1) La campagne Familiprix, où un pharmacien observe des gens sur le point de se faire mal ou d’avoir besoin d’un article de pharmacie, avant de placer son célèbre: "Aha! Familiprix." Une campagne qui est devenue un véritable phénomène de société.

2) Les campagnes de Fido: "On a construit tout l’univers de la marque, d’A à Z", affirme Michel Ostiguy. C’est d’ailleurs pour ce client que l’agence a ouvert son bureau à Toronto.

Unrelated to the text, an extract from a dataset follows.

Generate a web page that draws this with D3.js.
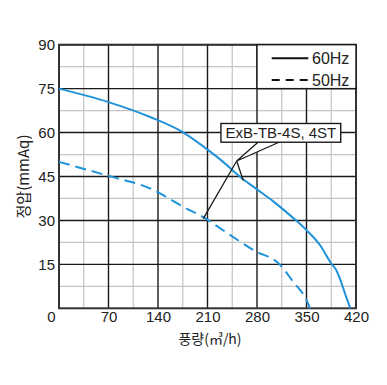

3) Les pubs de Honda Civic avec Martin Matte. Un grand succès populaire, mais une campagne qui leur a valu des critiques du côté du milieu publicitaire: "Ils voyaient ça comme un truc", explique Hugo Léger. "Il n’y a qu’au Québec qu’on s’élève contre [les campagnes avec des porte-paroles], affirme de son côté Roger Gariépy. Je ne sais pas pourquoi, parce qu’on voit ça partout ailleurs sur la planète. On a commencé à travailler avec Martin Matte il y a huit ans, avant qu’il devienne la vedette qu’il est. […] Aujourd’hui, on bénéficie de son aura, mais Martin Matte reste lui-même, on n’en a pas fait quelqu’un d’autre."